Dataset excerpt:
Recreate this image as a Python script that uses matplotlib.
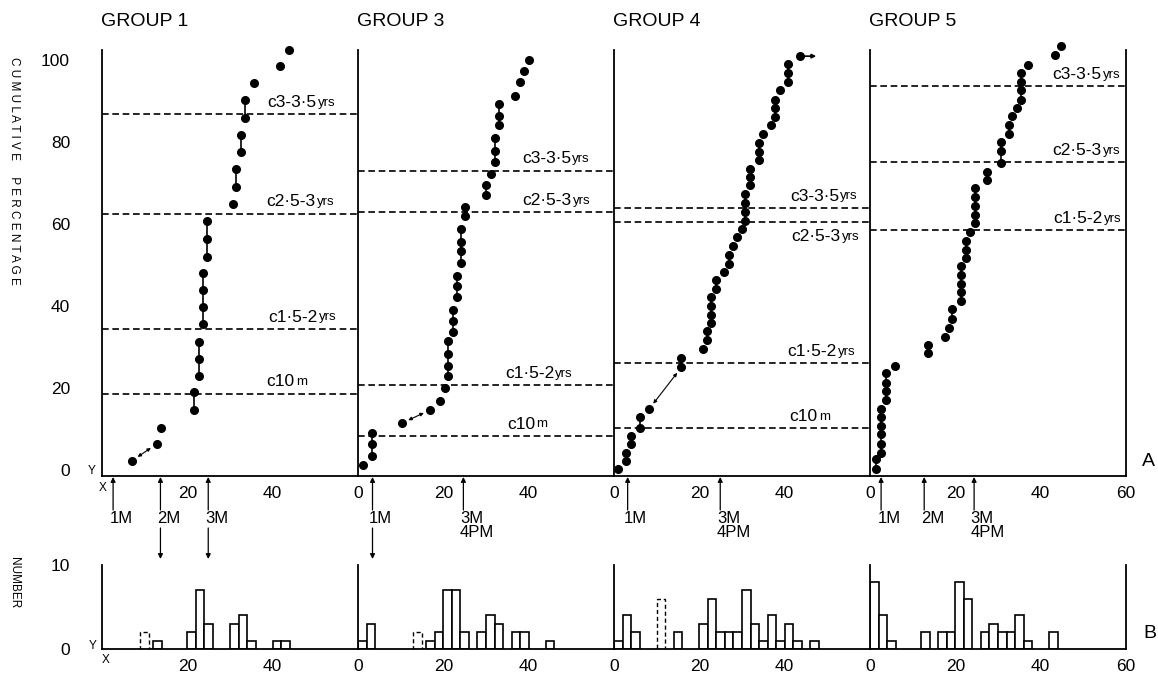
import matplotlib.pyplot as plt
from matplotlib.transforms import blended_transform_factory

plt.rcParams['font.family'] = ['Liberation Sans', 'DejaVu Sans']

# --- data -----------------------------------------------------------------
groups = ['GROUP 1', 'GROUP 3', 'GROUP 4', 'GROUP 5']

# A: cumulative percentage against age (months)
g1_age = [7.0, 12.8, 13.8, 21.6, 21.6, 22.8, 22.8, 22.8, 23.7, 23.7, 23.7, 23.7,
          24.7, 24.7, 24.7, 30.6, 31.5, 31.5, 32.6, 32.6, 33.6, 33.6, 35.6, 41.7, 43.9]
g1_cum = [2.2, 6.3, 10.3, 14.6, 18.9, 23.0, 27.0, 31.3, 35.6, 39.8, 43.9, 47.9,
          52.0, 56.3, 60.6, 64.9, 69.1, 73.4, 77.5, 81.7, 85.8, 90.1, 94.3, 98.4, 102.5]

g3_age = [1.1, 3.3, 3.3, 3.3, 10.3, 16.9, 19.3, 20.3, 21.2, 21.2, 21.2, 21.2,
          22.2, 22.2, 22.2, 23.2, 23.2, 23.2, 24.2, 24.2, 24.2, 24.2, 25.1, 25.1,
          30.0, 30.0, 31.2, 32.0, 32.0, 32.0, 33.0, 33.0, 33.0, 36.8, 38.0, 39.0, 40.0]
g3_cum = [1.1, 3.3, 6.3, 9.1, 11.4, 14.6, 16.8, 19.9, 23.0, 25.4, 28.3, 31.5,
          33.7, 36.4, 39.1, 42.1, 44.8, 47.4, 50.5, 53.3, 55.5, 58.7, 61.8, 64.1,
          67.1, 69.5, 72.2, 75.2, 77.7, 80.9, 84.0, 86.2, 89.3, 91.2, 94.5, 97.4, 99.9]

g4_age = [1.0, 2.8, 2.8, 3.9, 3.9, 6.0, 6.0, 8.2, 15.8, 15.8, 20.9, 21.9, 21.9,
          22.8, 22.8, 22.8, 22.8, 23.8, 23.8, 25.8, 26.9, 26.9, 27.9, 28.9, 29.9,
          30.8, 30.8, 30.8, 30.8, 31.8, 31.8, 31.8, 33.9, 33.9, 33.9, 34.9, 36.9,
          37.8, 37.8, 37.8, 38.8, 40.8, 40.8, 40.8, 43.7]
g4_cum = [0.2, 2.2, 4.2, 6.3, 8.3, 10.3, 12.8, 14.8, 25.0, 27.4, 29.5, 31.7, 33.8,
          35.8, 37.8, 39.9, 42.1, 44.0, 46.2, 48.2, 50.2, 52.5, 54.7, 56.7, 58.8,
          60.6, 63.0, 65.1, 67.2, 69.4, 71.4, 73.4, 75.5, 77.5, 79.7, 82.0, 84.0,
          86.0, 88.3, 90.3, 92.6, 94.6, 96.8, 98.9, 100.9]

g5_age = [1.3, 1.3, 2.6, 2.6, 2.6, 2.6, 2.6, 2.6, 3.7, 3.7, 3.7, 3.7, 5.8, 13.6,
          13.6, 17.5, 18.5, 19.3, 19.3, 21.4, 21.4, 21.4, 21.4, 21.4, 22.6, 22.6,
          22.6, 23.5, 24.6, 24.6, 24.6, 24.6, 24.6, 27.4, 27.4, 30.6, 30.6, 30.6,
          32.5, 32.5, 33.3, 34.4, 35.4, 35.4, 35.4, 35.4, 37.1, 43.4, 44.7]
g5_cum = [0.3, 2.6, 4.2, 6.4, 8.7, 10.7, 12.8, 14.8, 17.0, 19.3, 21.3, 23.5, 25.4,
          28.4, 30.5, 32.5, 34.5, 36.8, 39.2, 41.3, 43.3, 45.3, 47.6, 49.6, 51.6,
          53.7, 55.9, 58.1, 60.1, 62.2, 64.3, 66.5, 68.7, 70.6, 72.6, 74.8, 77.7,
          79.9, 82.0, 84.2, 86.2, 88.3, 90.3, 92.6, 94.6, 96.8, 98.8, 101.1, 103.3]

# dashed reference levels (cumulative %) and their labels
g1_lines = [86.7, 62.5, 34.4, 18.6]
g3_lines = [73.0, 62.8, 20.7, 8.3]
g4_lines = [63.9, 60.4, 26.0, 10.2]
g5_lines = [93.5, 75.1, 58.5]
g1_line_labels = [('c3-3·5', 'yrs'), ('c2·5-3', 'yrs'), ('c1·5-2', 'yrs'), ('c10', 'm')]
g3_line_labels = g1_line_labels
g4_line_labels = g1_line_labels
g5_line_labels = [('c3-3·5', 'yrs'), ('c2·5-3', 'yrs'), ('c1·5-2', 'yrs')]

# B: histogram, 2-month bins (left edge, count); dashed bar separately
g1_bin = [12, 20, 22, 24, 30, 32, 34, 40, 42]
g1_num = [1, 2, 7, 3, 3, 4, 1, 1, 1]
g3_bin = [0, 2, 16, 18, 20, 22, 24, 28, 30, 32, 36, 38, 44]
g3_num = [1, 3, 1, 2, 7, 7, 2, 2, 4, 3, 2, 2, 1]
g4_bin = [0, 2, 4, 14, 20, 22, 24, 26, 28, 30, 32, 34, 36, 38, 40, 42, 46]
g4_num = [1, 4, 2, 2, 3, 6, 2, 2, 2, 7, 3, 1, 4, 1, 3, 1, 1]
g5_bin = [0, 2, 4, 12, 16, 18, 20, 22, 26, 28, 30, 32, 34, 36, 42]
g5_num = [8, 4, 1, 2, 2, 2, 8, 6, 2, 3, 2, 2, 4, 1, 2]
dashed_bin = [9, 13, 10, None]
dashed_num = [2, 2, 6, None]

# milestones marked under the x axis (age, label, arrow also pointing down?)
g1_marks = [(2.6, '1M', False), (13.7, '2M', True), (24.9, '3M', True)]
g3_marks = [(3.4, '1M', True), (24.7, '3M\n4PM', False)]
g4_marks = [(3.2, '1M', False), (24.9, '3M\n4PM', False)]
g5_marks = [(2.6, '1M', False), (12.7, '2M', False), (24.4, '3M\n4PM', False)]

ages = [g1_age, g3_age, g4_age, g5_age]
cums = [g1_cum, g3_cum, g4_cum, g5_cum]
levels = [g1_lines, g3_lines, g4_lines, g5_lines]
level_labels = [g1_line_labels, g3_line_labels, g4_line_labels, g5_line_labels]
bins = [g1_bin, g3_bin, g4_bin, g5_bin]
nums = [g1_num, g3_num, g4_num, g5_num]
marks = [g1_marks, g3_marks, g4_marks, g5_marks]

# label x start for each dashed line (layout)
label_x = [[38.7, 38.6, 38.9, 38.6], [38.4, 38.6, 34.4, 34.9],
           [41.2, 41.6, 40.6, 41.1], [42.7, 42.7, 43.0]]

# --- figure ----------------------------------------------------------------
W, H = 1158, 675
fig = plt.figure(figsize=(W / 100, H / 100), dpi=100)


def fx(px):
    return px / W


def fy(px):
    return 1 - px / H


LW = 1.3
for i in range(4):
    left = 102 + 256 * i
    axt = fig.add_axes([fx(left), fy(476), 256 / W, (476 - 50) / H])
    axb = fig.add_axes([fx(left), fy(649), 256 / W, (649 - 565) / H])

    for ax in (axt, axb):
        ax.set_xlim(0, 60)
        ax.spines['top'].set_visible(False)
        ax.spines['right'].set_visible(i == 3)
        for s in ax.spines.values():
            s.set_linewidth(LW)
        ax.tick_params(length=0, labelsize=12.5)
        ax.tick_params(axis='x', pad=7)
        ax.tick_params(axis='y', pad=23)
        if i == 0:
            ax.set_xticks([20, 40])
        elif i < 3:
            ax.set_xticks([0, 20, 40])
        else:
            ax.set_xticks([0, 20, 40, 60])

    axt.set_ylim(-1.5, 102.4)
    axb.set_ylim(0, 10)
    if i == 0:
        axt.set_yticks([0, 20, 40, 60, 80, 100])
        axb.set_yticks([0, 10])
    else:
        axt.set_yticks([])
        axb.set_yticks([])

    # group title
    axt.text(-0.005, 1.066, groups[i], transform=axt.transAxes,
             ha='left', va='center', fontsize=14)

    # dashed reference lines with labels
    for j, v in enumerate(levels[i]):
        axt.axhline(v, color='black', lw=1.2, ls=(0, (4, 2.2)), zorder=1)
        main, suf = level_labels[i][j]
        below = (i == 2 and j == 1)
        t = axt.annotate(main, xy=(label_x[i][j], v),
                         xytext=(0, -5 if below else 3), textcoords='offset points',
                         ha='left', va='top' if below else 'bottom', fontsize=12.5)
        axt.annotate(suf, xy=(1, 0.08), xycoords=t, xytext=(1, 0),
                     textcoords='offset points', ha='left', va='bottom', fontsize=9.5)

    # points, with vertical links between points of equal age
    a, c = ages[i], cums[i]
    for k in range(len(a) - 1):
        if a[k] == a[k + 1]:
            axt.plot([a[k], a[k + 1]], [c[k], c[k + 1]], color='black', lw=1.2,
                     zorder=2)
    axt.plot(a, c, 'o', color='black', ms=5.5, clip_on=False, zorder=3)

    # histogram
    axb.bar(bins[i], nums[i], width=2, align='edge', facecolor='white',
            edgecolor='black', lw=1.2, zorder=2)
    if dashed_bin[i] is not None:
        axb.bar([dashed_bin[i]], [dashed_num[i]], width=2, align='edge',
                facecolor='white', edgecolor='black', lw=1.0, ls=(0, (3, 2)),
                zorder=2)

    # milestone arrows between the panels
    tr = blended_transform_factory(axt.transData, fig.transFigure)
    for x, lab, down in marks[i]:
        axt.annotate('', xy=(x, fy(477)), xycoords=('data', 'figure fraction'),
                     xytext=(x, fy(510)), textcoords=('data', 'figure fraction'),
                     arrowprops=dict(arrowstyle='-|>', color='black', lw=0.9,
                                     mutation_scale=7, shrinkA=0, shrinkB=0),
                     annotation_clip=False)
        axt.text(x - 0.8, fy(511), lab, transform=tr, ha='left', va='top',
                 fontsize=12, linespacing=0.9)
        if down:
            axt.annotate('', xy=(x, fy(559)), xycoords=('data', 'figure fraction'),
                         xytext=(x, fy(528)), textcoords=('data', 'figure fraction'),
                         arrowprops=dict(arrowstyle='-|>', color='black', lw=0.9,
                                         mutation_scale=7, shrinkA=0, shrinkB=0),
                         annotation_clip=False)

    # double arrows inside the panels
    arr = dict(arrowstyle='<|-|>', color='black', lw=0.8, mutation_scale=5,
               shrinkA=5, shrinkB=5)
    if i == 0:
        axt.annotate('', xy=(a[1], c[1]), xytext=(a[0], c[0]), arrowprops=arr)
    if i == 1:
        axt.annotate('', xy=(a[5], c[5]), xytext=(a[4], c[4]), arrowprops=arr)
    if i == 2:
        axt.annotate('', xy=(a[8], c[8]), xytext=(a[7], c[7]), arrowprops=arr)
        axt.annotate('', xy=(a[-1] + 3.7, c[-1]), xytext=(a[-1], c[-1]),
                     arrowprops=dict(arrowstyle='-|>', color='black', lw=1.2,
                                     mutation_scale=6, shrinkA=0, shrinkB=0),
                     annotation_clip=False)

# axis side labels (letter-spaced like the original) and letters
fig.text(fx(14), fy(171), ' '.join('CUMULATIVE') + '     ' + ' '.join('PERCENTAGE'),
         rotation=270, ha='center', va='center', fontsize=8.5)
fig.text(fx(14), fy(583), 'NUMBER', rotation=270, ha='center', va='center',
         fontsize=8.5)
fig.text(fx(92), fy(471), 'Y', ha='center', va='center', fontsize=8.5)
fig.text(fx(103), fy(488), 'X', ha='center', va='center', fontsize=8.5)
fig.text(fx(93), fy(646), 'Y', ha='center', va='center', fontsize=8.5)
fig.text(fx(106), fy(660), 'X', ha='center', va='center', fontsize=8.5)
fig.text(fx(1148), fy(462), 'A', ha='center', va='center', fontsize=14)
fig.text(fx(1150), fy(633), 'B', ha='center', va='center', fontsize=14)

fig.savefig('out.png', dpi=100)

To be done:
Repeat only what lies between the start of the data and the end of the line containing "86.0, 88.3, 90.3, 92.6, 94.6, 96.8, 98.9, 100.9]", exactly, with pictures left out.

Answer to this problem:
Recreate this image as a Python script that uses matplotlib.
import matplotlib.pyplot as plt
from matplotlib.transforms import blended_transform_factory

plt.rcParams['font.family'] = ['Liberation Sans', 'DejaVu Sans']

# --- data -----------------------------------------------------------------
groups = ['GROUP 1', 'GROUP 3', 'GROUP 4', 'GROUP 5']

# A: cumulative percentage against age (months)
g1_age = [7.0, 12.8, 13.8, 21.6, 21.6, 22.8, 22.8, 22.8, 23.7, 23.7, 23.7, 23.7,
          24.7, 24.7, 24.7, 30.6, 31.5, 31.5, 32.6, 32.6, 33.6, 33.6, 35.6, 41.7, 43.9]
g1_cum = [2.2, 6.3, 10.3, 14.6, 18.9, 23.0, 27.0, 31.3, 35.6, 39.8, 43.9, 47.9,
          52.0, 56.3, 60.6, 64.9, 69.1, 73.4, 77.5, 81.7, 85.8, 90.1, 94.3, 98.4, 102.5]

g3_age = [1.1, 3.3, 3.3, 3.3, 10.3, 16.9, 19.3, 20.3, 21.2, 21.2, 21.2, 21.2,
          22.2, 22.2, 22.2, 23.2, 23.2, 23.2, 24.2, 24.2, 24.2, 24.2, 25.1, 25.1,
          30.0, 30.0, 31.2, 32.0, 32.0, 32.0, 33.0, 33.0, 33.0, 36.8, 38.0, 39.0, 40.0]
g3_cum = [1.1, 3.3, 6.3, 9.1, 11.4, 14.6, 16.8, 19.9, 23.0, 25.4, 28.3, 31.5,
          33.7, 36.4, 39.1, 42.1, 44.8, 47.4, 50.5, 53.3, 55.5, 58.7, 61.8, 64.1,
          67.1, 69.5, 72.2, 75.2, 77.7, 80.9, 84.0, 86.2, 89.3, 91.2, 94.5, 97.4, 99.9]

g4_age = [1.0, 2.8, 2.8, 3.9, 3.9, 6.0, 6.0, 8.2, 15.8, 15.8, 20.9, 21.9, 21.9,
          22.8, 22.8, 22.8, 22.8, 23.8, 23.8, 25.8, 26.9, 26.9, 27.9, 28.9, 29.9,
          30.8, 30.8, 30.8, 30.8, 31.8, 31.8, 31.8, 33.9, 33.9, 33.9, 34.9, 36.9,
          37.8, 37.8, 37.8, 38.8, 40.8, 40.8, 40.8, 43.7]
g4_cum = [0.2, 2.2, 4.2, 6.3, 8.3, 10.3, 12.8, 14.8, 25.0, 27.4, 29.5, 31.7, 33.8,
          35.8, 37.8, 39.9, 42.1, 44.0, 46.2, 48.2, 50.2, 52.5, 54.7, 56.7, 58.8,
          60.6, 63.0, 65.1, 67.2, 69.4, 71.4, 73.4, 75.5, 77.5, 79.7, 82.0, 84.0,
          86.0, 88.3, 90.3, 92.6, 94.6, 96.8, 98.9, 100.9]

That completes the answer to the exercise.